The analytical work undertaken in this paper highlights the impact of media technology in the supply of service via a website on the experience lived by the customer. Indeed, the passage from a context of traditional offer to another electronic reaches in-depth the experiential intensity of service affecting each type of activity that makes up the content of the whole experience which involves a restructuring of this experiential content. Henceforth, the “virtualization” of the context of supply generates the degradation of a large part of experiential activities traditionally present. But this does not imply any deterioration of experiential intensity since, on the opposite side, other experiential aspects specific to the electronic context arise thus balancing the level of intensity provided in accordance with the servuction system implemented by the service provider.

The analysis carried out leads us to conclude that the studied impact arises in three different forms: The first is a form of partial or almost total cancellation of certain aspects of traditional experience. The second refers to the transposition of some experiential aspects on the electronic environment and is expressed, henceforth, by other aspects adapted to this context. And finally, new aspects specific to the electronic environment of the service offer can be tested. As a matter of fact, experiential activities such as the stimulation of the sensory systems and the exclusive mobilization of cognitive resources are partially damaged in an electronic environment. We can, elsewhere, speak of a nearly total cancellation when it comes to behavioral activities referring to the minor physical effort made by the customer.

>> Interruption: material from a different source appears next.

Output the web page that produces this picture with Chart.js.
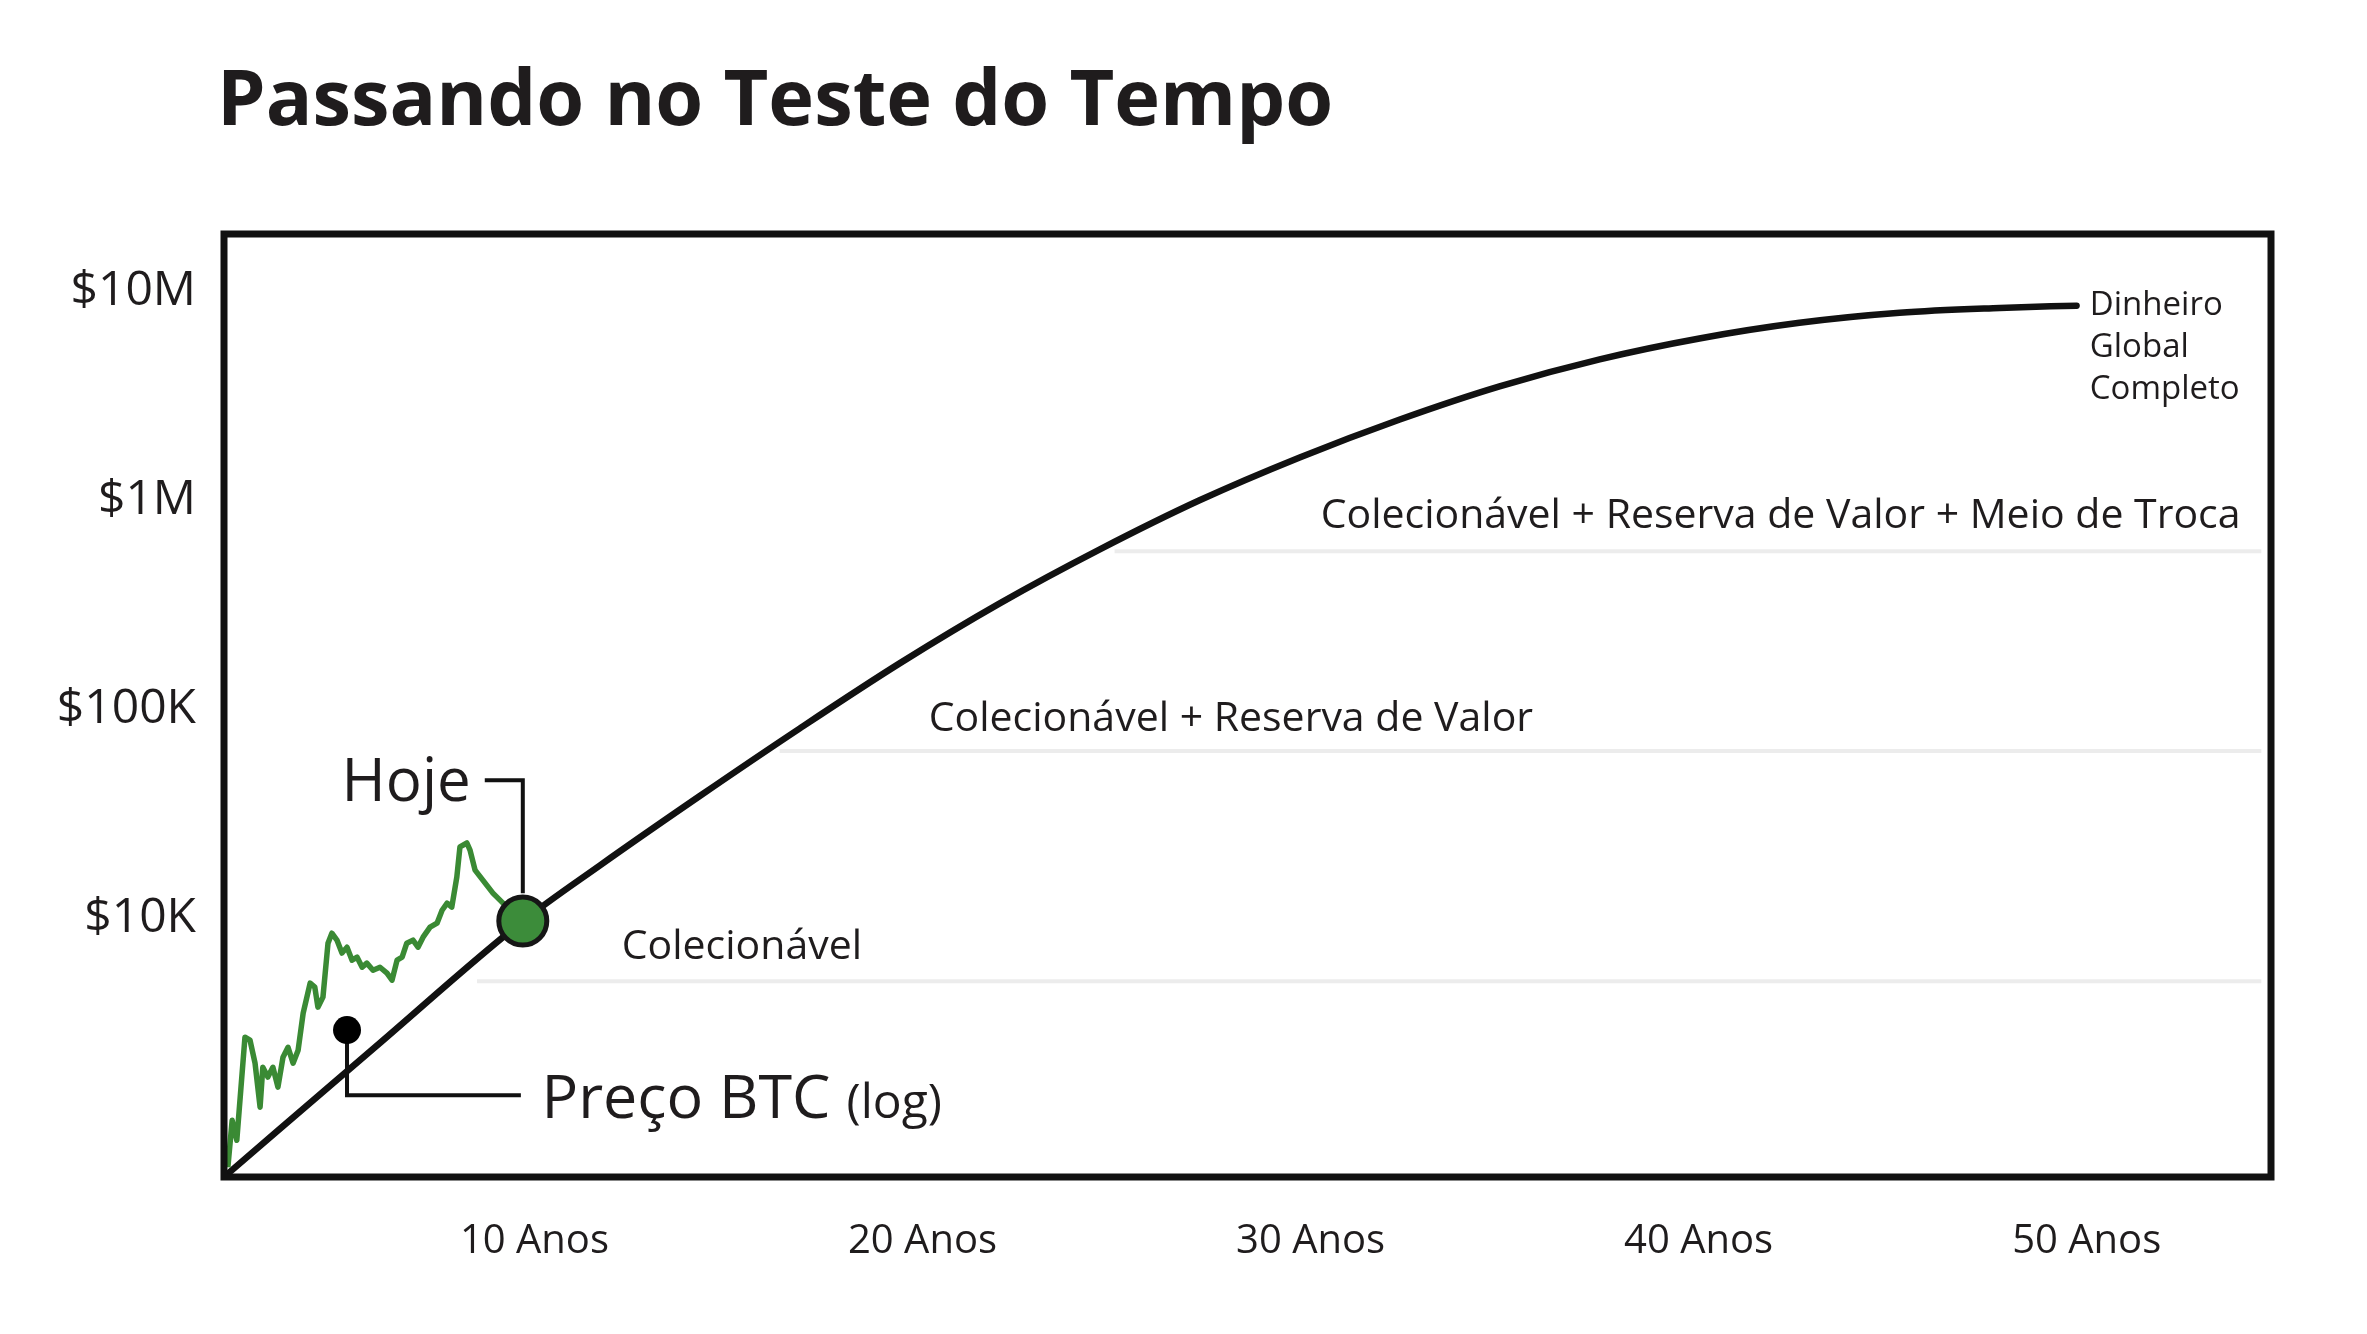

On the other hand, some aspects of the traditional service experience as social interactions are maintained and expressed, in an electronic environment, by virtual communities whose role is to transpose the social dimension – generally a source of satisfaction – on the virtual environment to foster interaction between the clients primarily and secondarily between client and service provider, where necessary. This applies also to certain features reflecting the richness of presentation of the atmosphere of the traditional retail space that are represented by the formal features of the service website including the design and the graphic style. Furthermore, the emotional aspects in the context of electronic offer are essentially marked by an immersive state which can be tested by the customer only in this context. Such is the case also in the use of interactive computer tools – like price comparison functionality – for data processing at the expense of the consumer’s purely cognitive resources; These aspects unique to the electronic environment are favored by features specific to the virtual world such as the absence of geographical constraints, the interactivity and the level of flexibility from which the cyber customer derives profit regarding his choice of hypertext links and interactive tools plentifully available in this virtual context.

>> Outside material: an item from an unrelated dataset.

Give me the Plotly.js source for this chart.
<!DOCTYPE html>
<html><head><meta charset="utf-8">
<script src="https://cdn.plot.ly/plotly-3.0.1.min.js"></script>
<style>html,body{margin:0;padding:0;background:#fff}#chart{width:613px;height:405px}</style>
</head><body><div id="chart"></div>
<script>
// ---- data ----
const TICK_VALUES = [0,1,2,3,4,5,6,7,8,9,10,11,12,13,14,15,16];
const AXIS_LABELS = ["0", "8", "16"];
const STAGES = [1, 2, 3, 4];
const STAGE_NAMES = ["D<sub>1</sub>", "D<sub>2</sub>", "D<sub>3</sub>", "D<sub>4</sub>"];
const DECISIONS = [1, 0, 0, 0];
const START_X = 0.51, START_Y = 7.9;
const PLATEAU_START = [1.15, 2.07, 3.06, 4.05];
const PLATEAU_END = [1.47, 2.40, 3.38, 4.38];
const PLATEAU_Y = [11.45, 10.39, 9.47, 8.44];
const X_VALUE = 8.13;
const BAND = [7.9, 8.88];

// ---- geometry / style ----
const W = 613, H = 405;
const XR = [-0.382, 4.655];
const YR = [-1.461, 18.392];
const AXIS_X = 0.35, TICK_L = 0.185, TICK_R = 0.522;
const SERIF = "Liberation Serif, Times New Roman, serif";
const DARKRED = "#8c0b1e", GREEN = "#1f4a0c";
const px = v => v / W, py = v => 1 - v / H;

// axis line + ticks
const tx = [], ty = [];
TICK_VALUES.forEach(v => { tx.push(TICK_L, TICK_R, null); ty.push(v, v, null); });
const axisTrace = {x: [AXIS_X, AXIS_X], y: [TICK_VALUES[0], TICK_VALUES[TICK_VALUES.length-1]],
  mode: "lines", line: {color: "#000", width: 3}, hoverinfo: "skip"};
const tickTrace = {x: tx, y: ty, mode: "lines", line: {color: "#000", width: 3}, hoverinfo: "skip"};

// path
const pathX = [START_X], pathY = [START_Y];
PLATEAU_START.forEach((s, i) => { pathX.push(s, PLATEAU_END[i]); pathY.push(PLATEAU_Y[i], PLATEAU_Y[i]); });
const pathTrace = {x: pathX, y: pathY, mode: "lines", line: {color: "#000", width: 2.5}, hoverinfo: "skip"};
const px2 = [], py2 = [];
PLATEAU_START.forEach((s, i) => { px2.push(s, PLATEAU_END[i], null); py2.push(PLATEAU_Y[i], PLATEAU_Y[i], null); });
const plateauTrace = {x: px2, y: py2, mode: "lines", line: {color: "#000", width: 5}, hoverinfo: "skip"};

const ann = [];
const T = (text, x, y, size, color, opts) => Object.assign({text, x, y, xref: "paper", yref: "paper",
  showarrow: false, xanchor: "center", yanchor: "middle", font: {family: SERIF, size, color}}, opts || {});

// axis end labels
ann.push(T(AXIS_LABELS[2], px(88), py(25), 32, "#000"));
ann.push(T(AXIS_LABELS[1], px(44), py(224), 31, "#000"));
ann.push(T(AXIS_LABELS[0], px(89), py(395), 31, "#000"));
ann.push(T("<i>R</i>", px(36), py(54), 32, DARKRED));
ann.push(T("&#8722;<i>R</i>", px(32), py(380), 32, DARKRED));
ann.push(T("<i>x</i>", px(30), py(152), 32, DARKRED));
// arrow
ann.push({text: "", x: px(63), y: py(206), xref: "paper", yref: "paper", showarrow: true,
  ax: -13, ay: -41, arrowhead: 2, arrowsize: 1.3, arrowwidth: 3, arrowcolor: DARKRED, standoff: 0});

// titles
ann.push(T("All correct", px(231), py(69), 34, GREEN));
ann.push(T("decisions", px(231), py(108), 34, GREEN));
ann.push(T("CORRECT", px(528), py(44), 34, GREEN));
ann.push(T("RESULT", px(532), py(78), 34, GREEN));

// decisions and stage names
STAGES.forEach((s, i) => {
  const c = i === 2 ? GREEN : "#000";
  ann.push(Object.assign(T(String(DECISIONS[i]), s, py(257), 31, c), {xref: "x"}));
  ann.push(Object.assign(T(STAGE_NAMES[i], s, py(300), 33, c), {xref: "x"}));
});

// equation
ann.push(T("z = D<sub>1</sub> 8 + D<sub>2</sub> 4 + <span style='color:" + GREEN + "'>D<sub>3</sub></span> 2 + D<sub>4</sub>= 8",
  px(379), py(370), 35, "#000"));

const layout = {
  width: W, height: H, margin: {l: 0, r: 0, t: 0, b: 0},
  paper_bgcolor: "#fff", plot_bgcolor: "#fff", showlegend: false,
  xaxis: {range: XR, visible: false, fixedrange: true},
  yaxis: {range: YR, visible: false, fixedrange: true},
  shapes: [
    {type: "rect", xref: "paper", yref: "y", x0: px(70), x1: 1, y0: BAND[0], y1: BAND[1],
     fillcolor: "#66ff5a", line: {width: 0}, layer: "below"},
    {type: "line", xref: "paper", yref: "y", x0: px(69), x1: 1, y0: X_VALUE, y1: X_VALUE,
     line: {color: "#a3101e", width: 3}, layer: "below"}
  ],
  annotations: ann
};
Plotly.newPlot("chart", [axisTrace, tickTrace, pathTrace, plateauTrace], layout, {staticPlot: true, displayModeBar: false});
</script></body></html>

The practical relevance of the analysis presented in this paper lies in the fact of granting to the insight of the “metamorphosis” undergone by the service experience a central place on the one hand, in the success of management of the service quality, particularly in terms of homogenization of the quality level perceived by the consumer, and on the other hand, in the formation of a solid and coherent brand image avoiding any discrepancy in space and time. In the end, the service experience associated with a decision to integrate an electronic servuction system can be, for the manager, an effective and unavoidable strategy in the optimization of the overall quality of service perceived by the customer and in the consolidation of a positive and homogeneous brand image under the prerequisite of understanding and mastering the implications of such a decision on the content of the customer experience. The latter, besides its impact on the management of quality and brand, can be studied in a relational perspective where it certainly helps to strengthen the relationship between the consumer and the service provider, particularly in the development of the consumer’s trust and commitment to the specific field of electronic supply service.